Den Untersuchungsergebnissen zufolge trennen neun von zehn Menschen ihren Abfall. 30 Prozent trennen sogar mehr Abfall im Haushalt als noch vor vier Jahren. Gründe dafür sind die veränderte Einstellung zum Klimaschutz (52 Prozent), die Vereinfachung der Systeme (41 Prozent), bessere Informationen (39 Prozent) sowie mehr Platz im Haushalt für Abfalltrennung (34 Prozent). So werden laut eigenen Angaben der befragten Personen am häufigsten Altpapier (89 Prozent), Glasflaschen (85 Prozent), alte Batterien (80 Prozent), defekte Elektronikgeräte (80 Prozent) und Kunststoffgetränkeflaschen (79 Prozent) getrennt gesammelt.

75 Prozent stört Abfall in der Öffentlichkeit

Drei Viertel der Österreicher empfinden Abfall in der Öffentlichkeit als störend und geben daher an, diesen an öffentlichen Plätzen korrekt zu trennen und zu entsorgen. Dies trifft im Altersvergleich vor allem auf ältere Menschen zu (50-65-Jahre: 86 Prozent vs. 18-34 Jahre: 66 Prozent).

Den Älteren ist Mülltrennung als Beitrag zum Klimaschutz wichtiger als Jüngeren, ebenso gibt es viele Menschen – entsprechend der sozialen Norm – ein gutes Gefühl, ihre Verpackungen zu trennen.

Konservative Elite trennt am besten

So sind es auch die konservative Elite sowie die beiden nachhaltigkeitsaffinen Milieus der Postmateriellen und Progressiven Realisten, die laut ARA am ehesten gegenüber der Idee der Abfalltrennung sensibilisiert sind. Milieus mit ausgeprägtem Trennverhalten sind demnach die besonders regelkonformen Konservativ-Etablierten und Traditionellen sowie das etablierte Nachhaltigkeitsmilieu der Postmateriellen. Die konservative Elite sei es auch, die sich am besten über Mülltrennung informiert fühle.

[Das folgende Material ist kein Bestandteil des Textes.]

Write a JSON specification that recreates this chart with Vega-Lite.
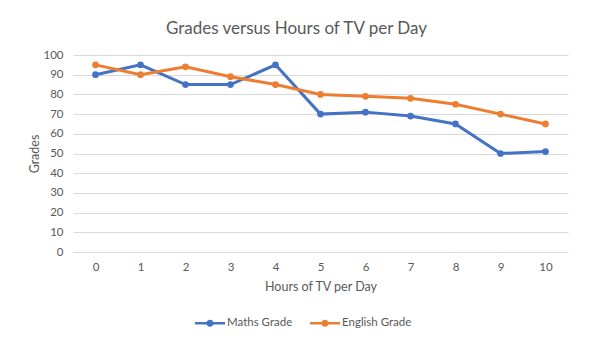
{
  "$schema": "https://vega.github.io/schema/vega-lite/v6.json",
  "width": 495,
  "height": 197,
  "autosize": {"type": "none"},
  "padding": {"left": 73, "top": 55, "right": 27, "bottom": 103},
  "background": "white",
  "title": {
    "text": "Grades versus Hours of TV per Day",
    "font": "Lato",
    "fontSize": 17,
    "fontWeight": "normal",
    "color": "#595959",
    "anchor": "middle",
    "dx": -24,
    "offset": 11
  },
  "data": {
    "values": [
      {"hours": "0", "series": "Maths Grade", "grade": 90},
      {"hours": "1", "series": "Maths Grade", "grade": 95},
      {"hours": "2", "series": "Maths Grade", "grade": 85},
      {"hours": "3", "series": "Maths Grade", "grade": 85},
      {"hours": "4", "series": "Maths Grade", "grade": 95},
      {"hours": "5", "series": "Maths Grade", "grade": 70},
      {"hours": "6", "series": "Maths Grade", "grade": 71},
      {"hours": "7", "series": "Maths Grade", "grade": 69},
      {"hours": "8", "series": "Maths Grade", "grade": 65},
      {"hours": "9", "series": "Maths Grade", "grade": 50},
      {"hours": "10", "series": "Maths Grade", "grade": 51},
      {"hours": "0", "series": "English Grade", "grade": 95},
      {"hours": "1", "series": "English Grade", "grade": 90},
      {"hours": "2", "series": "English Grade", "grade": 94},
      {"hours": "3", "series": "English Grade", "grade": 89},
      {"hours": "4", "series": "English Grade", "grade": 85},
      {"hours": "5", "series": "English Grade", "grade": 80},
      {"hours": "6", "series": "English Grade", "grade": 79},
      {"hours": "7", "series": "English Grade", "grade": 78},
      {"hours": "8", "series": "English Grade", "grade": 75},
      {"hours": "9", "series": "English Grade", "grade": 70},
      {"hours": "10", "series": "English Grade", "grade": 65}
    ]
  },
  "mark": {"type": "line", "strokeWidth": 3, "point": {"filled": true, "size": 45}},
  "encoding": {
    "x": {
      "field": "hours",
      "type": "ordinal",
      "sort": null,
      "scale": {"type": "point", "padding": 0.5},
      "axis": {
        "title": "Hours of TV per Day",
        "labelAngle": 0,
        "domain": false,
        "ticks": false,
        "labelPadding": 9,
        "titlePadding": 8,
        "labelFont": "Lato",
        "labelFontSize": 11.5,
        "labelColor": "#595959",
        "titleFont": "Lato",
        "titleFontSize": 12.5,
        "titleFontWeight": "normal",
        "titleColor": "#595959"
      }
    },
    "y": {
      "field": "grade",
      "type": "quantitative",
      "scale": {"domain": [0, 100], "nice": false},
      "axis": {
        "title": "Grades",
        "values": [0, 10, 20, 30, 40, 50, 60, 70, 80, 90, 100],
        "domain": false,
        "ticks": false,
        "labelPadding": 10,
        "titlePadding": 1,
        "gridColor": "#D9D9D9",
        "gridWidth": 1,
        "labelFont": "Lato",
        "labelFontSize": 11.5,
        "labelColor": "#595959",
        "titleFont": "Lato",
        "titleFontSize": 12.5,
        "titleFontWeight": "normal",
        "titleColor": "#595959"
      }
    },
    "color": {
      "field": "series",
      "type": "nominal",
      "sort": ["Maths Grade", "English Grade"],
      "scale": {"domain": ["Maths Grade", "English Grade"], "range": ["#4472C4", "#ED7D31"]},
      "legend": {
        "title": null,
        "orient": "none",
        "direction": "horizontal",
        "legendX": 122,
        "legendY": 253,
        "symbolType": "M-1,-0.09H1V0.09H-1Z M0.24,0 A0.24,0.24 0 1,1 -0.24,0 A0.24,0.24 0 1,1 0.24,0 Z",
        "symbolSize": 900,
        "symbolStrokeWidth": 0,
        "labelOffset": 2,
        "columnPadding": 17,
        "labelFont": "Lato",
        "labelFontSize": 11.5,
        "labelColor": "#595959",
        "encode": {
          "symbols": {"update": {"fill": {"scale": "color", "field": "value"}, "fillOpacity": {"value": 1}, "strokeWidth": {"value": 0}}}
        }
      }
    }
  },
  "config": {"view": {"stroke": null}}
}
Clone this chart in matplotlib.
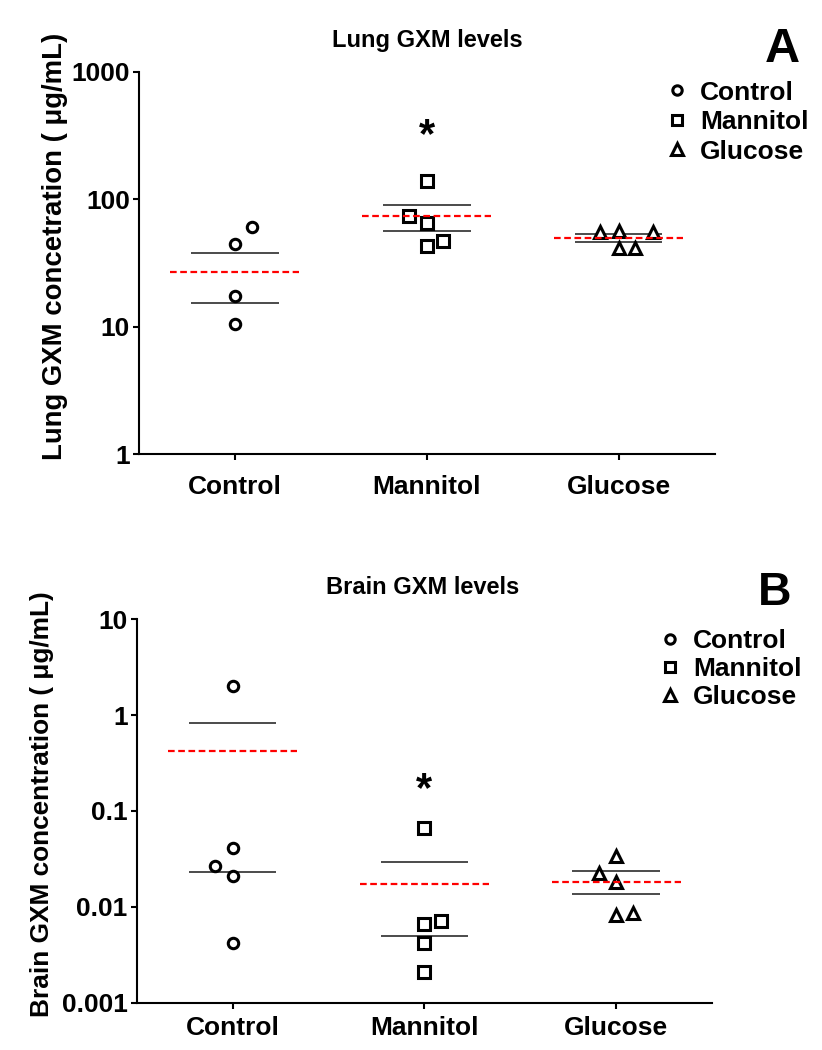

Adaptiv-pragmatische Mitte: Mülltrennung als Selbstverständlichkeit darstellen

Die größten Mengen nicht getrennt gesammelten Abfalls fallen auf die Hedonisten und die Adaptiv-Pragmatische Mitte, also den neuen Mainstream. Der neue Mainstream könne am ehesten dazu motiviert werden, noch mehr Abfall zu trennen und dadurch weitere angrenzende Milieus in ihrem Verhalten zu beeinflussen. Dafür müsse der Adaptiv-Pragmatischen Mitte die Idee von Mülltrennung und Klimaschutz als Selbstverständlichkeit präsentiert werden.

Um das Potenzial in diesem Milieu auszuschöpfen, müsse Recycling als niederschwelliger Beitrag zum Klimaschutz dargestellt werden, von dem alle etwas haben und der zeitgemäß sei, so ARA. Herausforderungen stellten in diesem Zusammenhang das ausgeprägte Nutzendenken und die Bequemlichkeit dar: Menschen aus dem Milieu der Adaptiv-Pragmatischen Mitte streben nach Sicherheit, Harmonie und haben ein starkes Bedürfnis nach sozialer Verankerung sowie Zugehörigkeit. Klimaschutz im Allgemeinen und die getrennte Sammlung im Besonderen müssen ihnen daher emotional sowie mental nähergebracht werden, damit sie entsprechende Routinen entwickeln und vertiefen können.

Hedonisten primär spaßorientiert: Digitalisierung und Incentivierung wichtiger Hebel

Im Gegensatz zur Mitte ist das Hedonistische Milieu laut ARA primär spaßorientiert und momentbezogen. Für diese Menschen sei es wichtig, Abfalltrennung als etwas Lustvolles zu inszenieren. Einige der Hedonisten akzeptierten die Idee der Mülltrennung, jedoch seien diese das am wenigsten motivierte Milieu und grenzen sich gegen den Mainstream ab.

Hedonisten könnten spielerisch von der Idee der Abfallsammlung überzeugt werden. Digitalisierung und Incentivierung könnten ein wichtiger Hebel sein. Die ARA setzt dieses Know-how gezielt ein und hat gemeinsam mit dem Entsorger Saubermacher das Joint Venture Digi-Cycle gegründet.